## WHAT IS BEING ASKED
Retype the data that follows line by line, exactly, and leave its pictures out.

## RECORD LIST

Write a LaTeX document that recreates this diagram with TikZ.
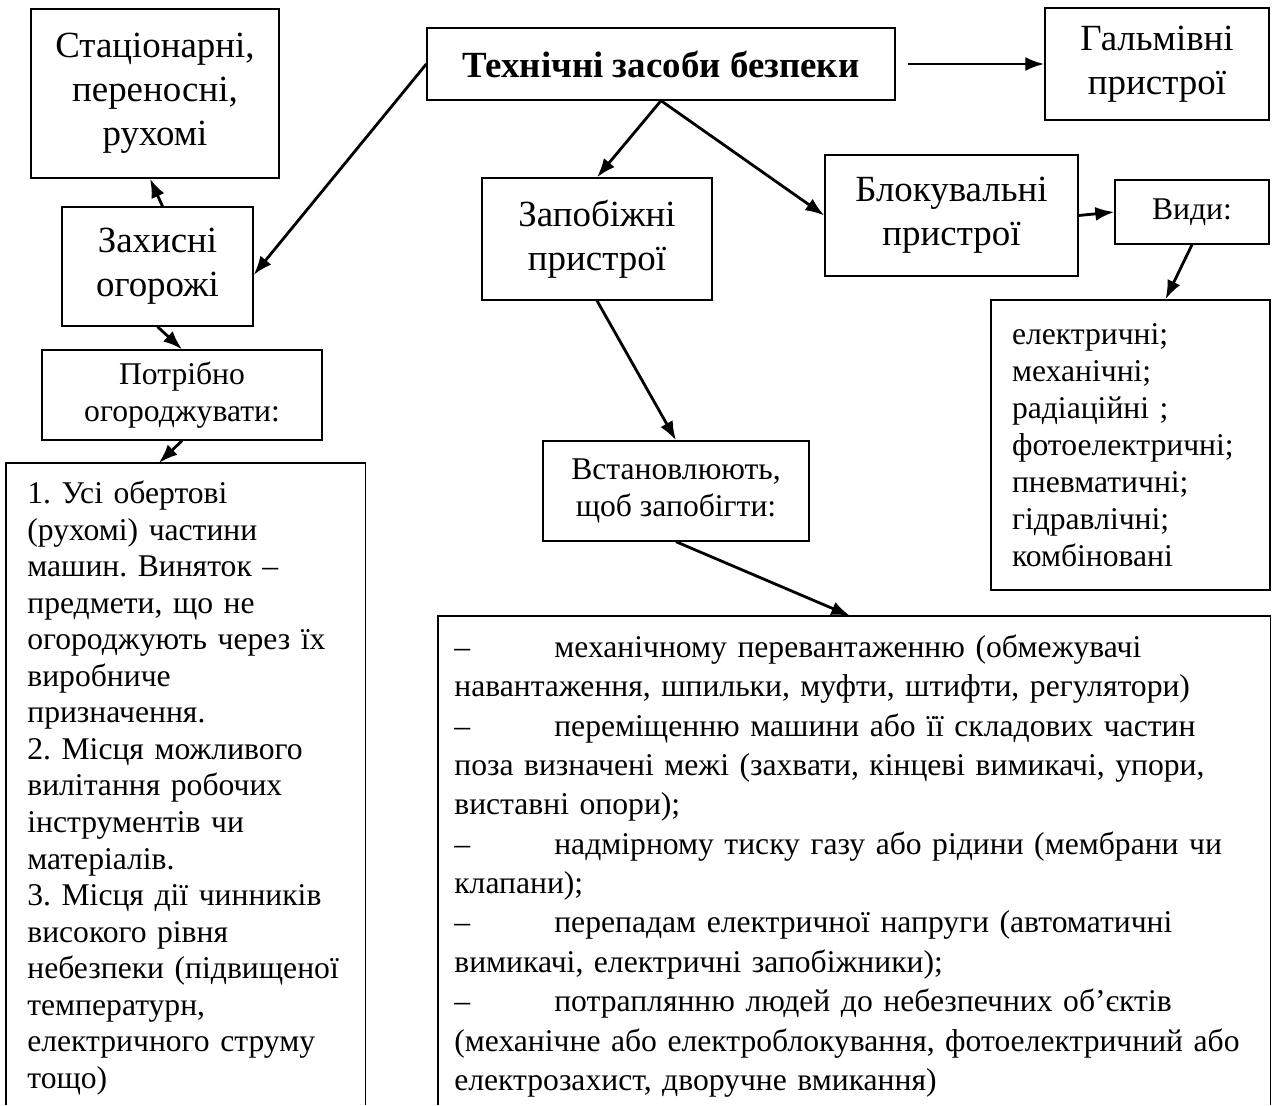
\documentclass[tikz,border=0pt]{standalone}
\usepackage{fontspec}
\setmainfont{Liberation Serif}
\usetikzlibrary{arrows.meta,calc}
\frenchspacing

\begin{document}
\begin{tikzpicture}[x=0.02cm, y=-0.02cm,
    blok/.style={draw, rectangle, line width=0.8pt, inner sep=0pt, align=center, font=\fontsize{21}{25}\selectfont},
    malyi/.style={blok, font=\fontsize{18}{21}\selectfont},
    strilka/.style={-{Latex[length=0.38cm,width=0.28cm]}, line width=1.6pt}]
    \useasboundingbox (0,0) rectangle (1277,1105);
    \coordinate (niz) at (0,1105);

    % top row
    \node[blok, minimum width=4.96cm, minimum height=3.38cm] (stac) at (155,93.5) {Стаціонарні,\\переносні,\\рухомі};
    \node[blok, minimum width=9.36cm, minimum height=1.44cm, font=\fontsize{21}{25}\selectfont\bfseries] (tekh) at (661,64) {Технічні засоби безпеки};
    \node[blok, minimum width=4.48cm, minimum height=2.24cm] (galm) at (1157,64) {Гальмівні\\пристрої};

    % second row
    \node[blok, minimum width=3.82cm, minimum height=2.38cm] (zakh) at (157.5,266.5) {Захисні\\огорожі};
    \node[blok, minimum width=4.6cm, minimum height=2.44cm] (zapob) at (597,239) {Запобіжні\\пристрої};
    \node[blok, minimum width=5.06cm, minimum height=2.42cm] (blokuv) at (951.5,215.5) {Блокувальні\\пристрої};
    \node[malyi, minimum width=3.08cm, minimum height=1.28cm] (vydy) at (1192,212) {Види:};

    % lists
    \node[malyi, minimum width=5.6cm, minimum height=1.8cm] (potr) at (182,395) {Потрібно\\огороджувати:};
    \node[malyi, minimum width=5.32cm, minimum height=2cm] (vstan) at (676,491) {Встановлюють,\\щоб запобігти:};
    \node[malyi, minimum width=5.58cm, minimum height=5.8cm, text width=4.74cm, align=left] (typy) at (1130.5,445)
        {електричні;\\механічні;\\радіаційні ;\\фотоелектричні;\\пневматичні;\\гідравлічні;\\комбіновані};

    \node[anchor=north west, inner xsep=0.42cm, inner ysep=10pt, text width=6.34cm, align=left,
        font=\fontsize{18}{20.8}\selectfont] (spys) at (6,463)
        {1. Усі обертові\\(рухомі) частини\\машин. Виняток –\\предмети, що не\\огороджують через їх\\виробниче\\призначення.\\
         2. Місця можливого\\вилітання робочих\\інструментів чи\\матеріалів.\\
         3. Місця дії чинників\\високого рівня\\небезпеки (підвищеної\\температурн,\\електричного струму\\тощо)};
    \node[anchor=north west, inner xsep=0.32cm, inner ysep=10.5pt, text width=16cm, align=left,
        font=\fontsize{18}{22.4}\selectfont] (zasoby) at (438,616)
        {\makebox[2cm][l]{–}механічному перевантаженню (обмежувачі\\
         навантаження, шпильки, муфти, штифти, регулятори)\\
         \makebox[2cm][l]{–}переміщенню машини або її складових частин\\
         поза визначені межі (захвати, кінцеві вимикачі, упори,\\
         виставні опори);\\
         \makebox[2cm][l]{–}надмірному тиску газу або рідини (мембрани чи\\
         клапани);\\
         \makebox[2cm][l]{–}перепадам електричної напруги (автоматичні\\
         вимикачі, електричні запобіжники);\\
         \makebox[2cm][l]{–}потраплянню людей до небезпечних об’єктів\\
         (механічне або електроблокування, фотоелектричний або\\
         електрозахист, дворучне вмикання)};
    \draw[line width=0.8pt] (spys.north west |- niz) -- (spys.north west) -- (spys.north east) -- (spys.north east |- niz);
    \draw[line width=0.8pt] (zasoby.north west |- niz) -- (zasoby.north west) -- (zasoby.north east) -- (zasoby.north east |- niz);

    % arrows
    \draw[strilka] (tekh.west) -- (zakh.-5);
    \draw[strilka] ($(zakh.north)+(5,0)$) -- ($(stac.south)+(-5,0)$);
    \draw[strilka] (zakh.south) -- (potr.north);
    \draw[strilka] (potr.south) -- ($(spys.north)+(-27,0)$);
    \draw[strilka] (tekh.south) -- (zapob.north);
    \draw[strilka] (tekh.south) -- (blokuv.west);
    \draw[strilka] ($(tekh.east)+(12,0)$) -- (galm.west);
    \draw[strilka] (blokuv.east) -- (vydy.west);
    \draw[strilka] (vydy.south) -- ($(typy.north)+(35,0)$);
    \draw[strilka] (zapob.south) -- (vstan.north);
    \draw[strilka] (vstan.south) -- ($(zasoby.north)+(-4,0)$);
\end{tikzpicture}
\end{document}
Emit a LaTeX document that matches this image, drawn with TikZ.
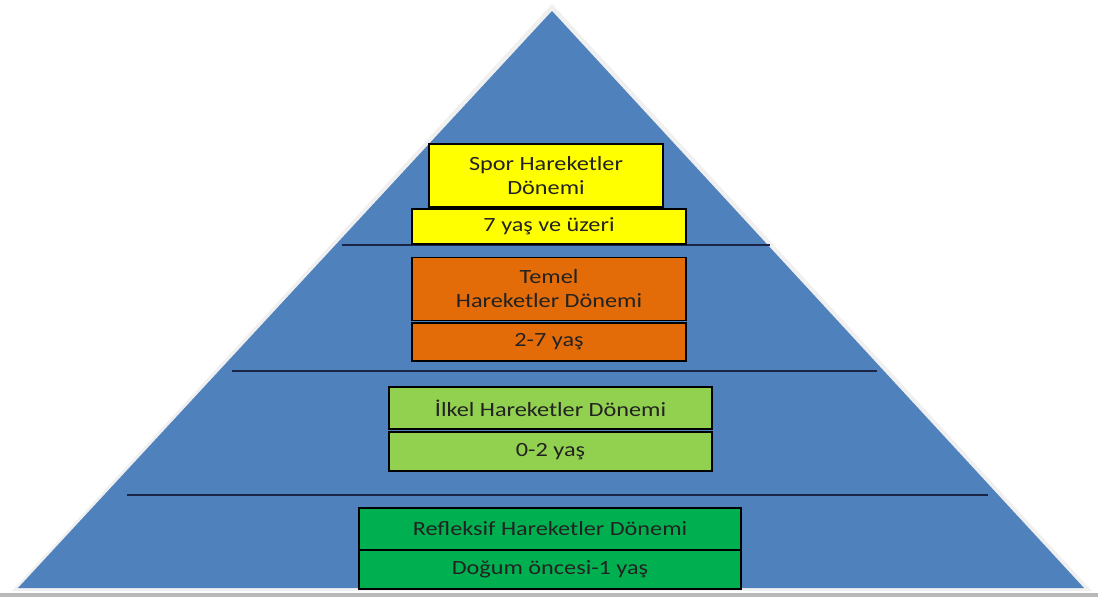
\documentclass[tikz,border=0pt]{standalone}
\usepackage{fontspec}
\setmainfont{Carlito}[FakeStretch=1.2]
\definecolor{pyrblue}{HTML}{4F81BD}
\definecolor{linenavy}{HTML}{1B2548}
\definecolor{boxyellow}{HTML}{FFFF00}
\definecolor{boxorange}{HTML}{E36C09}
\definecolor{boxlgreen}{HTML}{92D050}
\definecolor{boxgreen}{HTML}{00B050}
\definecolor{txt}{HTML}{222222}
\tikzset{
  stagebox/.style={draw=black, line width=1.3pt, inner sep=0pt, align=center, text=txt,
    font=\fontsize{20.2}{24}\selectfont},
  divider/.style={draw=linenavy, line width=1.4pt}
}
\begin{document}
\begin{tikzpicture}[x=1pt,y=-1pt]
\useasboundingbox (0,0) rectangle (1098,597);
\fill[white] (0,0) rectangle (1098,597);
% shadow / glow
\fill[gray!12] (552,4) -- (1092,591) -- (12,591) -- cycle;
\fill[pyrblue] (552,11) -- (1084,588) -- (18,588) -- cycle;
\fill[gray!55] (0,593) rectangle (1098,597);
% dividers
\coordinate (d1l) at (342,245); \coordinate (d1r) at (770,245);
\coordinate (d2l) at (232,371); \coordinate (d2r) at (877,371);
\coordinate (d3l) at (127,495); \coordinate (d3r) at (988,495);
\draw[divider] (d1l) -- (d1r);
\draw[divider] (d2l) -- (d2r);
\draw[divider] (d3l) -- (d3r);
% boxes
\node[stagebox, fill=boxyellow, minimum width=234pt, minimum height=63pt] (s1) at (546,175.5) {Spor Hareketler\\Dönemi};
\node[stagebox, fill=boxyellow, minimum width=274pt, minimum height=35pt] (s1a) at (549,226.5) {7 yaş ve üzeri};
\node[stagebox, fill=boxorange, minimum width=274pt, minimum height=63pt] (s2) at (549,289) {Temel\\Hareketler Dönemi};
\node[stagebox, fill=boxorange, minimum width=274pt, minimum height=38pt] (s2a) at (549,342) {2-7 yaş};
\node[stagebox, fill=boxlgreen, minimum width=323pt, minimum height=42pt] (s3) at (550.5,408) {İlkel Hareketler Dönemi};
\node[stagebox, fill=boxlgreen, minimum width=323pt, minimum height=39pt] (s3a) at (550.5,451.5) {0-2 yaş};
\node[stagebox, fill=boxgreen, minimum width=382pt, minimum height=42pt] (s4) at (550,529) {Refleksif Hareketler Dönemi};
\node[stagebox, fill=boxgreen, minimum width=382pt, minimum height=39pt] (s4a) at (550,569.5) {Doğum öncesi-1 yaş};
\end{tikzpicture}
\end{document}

## SOLUTION TO THIS PROBLEM
Write a LaTeX document that recreates this diagram with TikZ.
\documentclass[tikz,border=0pt]{standalone}
\usepackage{fontspec}
\setmainfont{Liberation Serif}
\usetikzlibrary{arrows.meta,calc}
\frenchspacing

\begin{document}
\begin{tikzpicture}[x=0.02cm, y=-0.02cm,
    blok/.style={draw, rectangle, line width=0.8pt, inner sep=0pt, align=center, font=\fontsize{21}{25}\selectfont},
    malyi/.style={blok, font=\fontsize{18}{21}\selectfont},
    strilka/.style={-{Latex[length=0.38cm,width=0.28cm]}, line width=1.6pt}]
    \useasboundingbox (0,0) rectangle (1277,1105);
    \coordinate (niz) at (0,1105);

    % top row
    \node[blok, minimum width=4.96cm, minimum height=3.38cm] (stac) at (155,93.5) {Стаціонарні,\\переносні,\\рухомі};
    \node[blok, minimum width=9.36cm, minimum height=1.44cm, font=\fontsize{21}{25}\selectfont\bfseries] (tekh) at (661,64) {Технічні засоби безпеки};
    \node[blok, minimum width=4.48cm, minimum height=2.24cm] (galm) at (1157,64) {Гальмівні\\пристрої};

    % second row
    \node[blok, minimum width=3.82cm, minimum height=2.38cm] (zakh) at (157.5,266.5) {Захисні\\огорожі};
    \node[blok, minimum width=4.6cm, minimum height=2.44cm] (zapob) at (597,239) {Запобіжні\\пристрої};
    \node[blok, minimum width=5.06cm, minimum height=2.42cm] (blokuv) at (951.5,215.5) {Блокувальні\\пристрої};
    \node[malyi, minimum width=3.08cm, minimum height=1.28cm] (vydy) at (1192,212) {Види:};

    % lists
    \node[malyi, minimum width=5.6cm, minimum height=1.8cm] (potr) at (182,395) {Потрібно\\огороджувати:};
    \node[malyi, minimum width=5.32cm, minimum height=2cm] (vstan) at (676,491) {Встановлюють,\\щоб запобігти:};
    \node[malyi, minimum width=5.58cm, minimum height=5.8cm, text width=4.74cm, align=left] (typy) at (1130.5,445)
        {електричні;\\механічні;\\радіаційні ;\\фотоелектричні;\\пневматичні;\\гідравлічні;\\комбіновані};

    \node[anchor=north west, inner xsep=0.42cm, inner ysep=10pt, text width=6.34cm, align=left,
        font=\fontsize{18}{20.8}\selectfont] (spys) at (6,463)
        {1. Усі обертові\\(рухомі) частини\\машин. Виняток –\\предмети, що не\\огороджують через їх\\виробниче\\призначення.\\
         2. Місця можливого\\вилітання робочих\\інструментів чи\\матеріалів.\\
         3. Місця дії чинників\\високого рівня\\небезпеки (підвищеної\\температурн,\\електричного струму\\тощо)};
    \node[anchor=north west, inner xsep=0.32cm, inner ysep=10.5pt, text width=16cm, align=left,
        font=\fontsize{18}{22.4}\selectfont] (zasoby) at (438,616)
        {\makebox[2cm][l]{–}механічному перевантаженню (обмежувачі\\
         навантаження, шпильки, муфти, штифти, регулятори)\\
         \makebox[2cm][l]{–}переміщенню машини або її складових частин\\
         поза визначені межі (захвати, кінцеві вимикачі, упори,\\
         виставні опори);\\
         \makebox[2cm][l]{–}надмірному тиску газу або рідини (мембрани чи\\
         клапани);\\
         \makebox[2cm][l]{–}перепадам електричної напруги (автоматичні\\
         вимикачі, електричні запобіжники);\\
         \makebox[2cm][l]{–}потраплянню людей до небезпечних об’єктів\\
         (механічне або електроблокування, фотоелектричний або\\
         електрозахист, дворучне вмикання)};
    \draw[line width=0.8pt] (spys.north west |- niz) -- (spys.north west) -- (spys.north east) -- (spys.north east |- niz);
    \draw[line width=0.8pt] (zasoby.north west |- niz) -- (zasoby.north west) -- (zasoby.north east) -- (zasoby.north east |- niz);

    % arrows
    \draw[strilka] (tekh.west) -- (zakh.-5);
    \draw[strilka] ($(zakh.north)+(5,0)$) -- ($(stac.south)+(-5,0)$);
    \draw[strilka] (zakh.south) -- (potr.north);
    \draw[strilka] (potr.south) -- ($(spys.north)+(-27,0)$);
    \draw[strilka] (tekh.south) -- (zapob.north);
    \draw[strilka] (tekh.south) -- (blokuv.west);
    \draw[strilka] ($(tekh.east)+(12,0)$) -- (galm.west);
    \draw[strilka] (blokuv.east) -- (vydy.west);
    \draw[strilka] (vydy.south) -- ($(typy.north)+(35,0)$);
    \draw[strilka] (zapob.south) -- (vstan.north);
    \draw[strilka] (vstan.south) -- ($(zasoby.north)+(-4,0)$);
\end{tikzpicture}
\end{document}
Emit a LaTeX document that matches this image, drawn with TikZ.
\documentclass[tikz,border=0pt]{standalone}
\usepackage{fontspec}
\setmainfont{Carlito}[FakeStretch=1.2]
\definecolor{pyrblue}{HTML}{4F81BD}
\definecolor{linenavy}{HTML}{1B2548}
\definecolor{boxyellow}{HTML}{FFFF00}
\definecolor{boxorange}{HTML}{E36C09}
\definecolor{boxlgreen}{HTML}{92D050}
\definecolor{boxgreen}{HTML}{00B050}
\definecolor{txt}{HTML}{222222}
\tikzset{
  stagebox/.style={draw=black, line width=1.3pt, inner sep=0pt, align=center, text=txt,
    font=\fontsize{20.2}{24}\selectfont},
  divider/.style={draw=linenavy, line width=1.4pt}
}
\begin{document}
\begin{tikzpicture}[x=1pt,y=-1pt]
\useasboundingbox (0,0) rectangle (1098,597);
\fill[white] (0,0) rectangle (1098,597);
% shadow / glow
\fill[gray!12] (552,4) -- (1092,591) -- (12,591) -- cycle;
\fill[pyrblue] (552,11) -- (1084,588) -- (18,588) -- cycle;
\fill[gray!55] (0,593) rectangle (1098,597);
% dividers
\coordinate (d1l) at (342,245); \coordinate (d1r) at (770,245);
\coordinate (d2l) at (232,371); \coordinate (d2r) at (877,371);
\coordinate (d3l) at (127,495); \coordinate (d3r) at (988,495);
\draw[divider] (d1l) -- (d1r);
\draw[divider] (d2l) -- (d2r);
\draw[divider] (d3l) -- (d3r);
% boxes
\node[stagebox, fill=boxyellow, minimum width=234pt, minimum height=63pt] (s1) at (546,175.5) {Spor Hareketler\\Dönemi};
\node[stagebox, fill=boxyellow, minimum width=274pt, minimum height=35pt] (s1a) at (549,226.5) {7 yaş ve üzeri};
\node[stagebox, fill=boxorange, minimum width=274pt, minimum height=63pt] (s2) at (549,289) {Temel\\Hareketler Dönemi};
\node[stagebox, fill=boxorange, minimum width=274pt, minimum height=38pt] (s2a) at (549,342) {2-7 yaş};
\node[stagebox, fill=boxlgreen, minimum width=323pt, minimum height=42pt] (s3) at (550.5,408) {İlkel Hareketler Dönemi};
\node[stagebox, fill=boxlgreen, minimum width=323pt, minimum height=39pt] (s3a) at (550.5,451.5) {0-2 yaş};
\node[stagebox, fill=boxgreen, minimum width=382pt, minimum height=42pt] (s4) at (550,529) {Refleksif Hareketler Dönemi};
\node[stagebox, fill=boxgreen, minimum width=382pt, minimum height=39pt] (s4a) at (550,569.5) {Doğum öncesi-1 yaş};
\end{tikzpicture}
\end{document}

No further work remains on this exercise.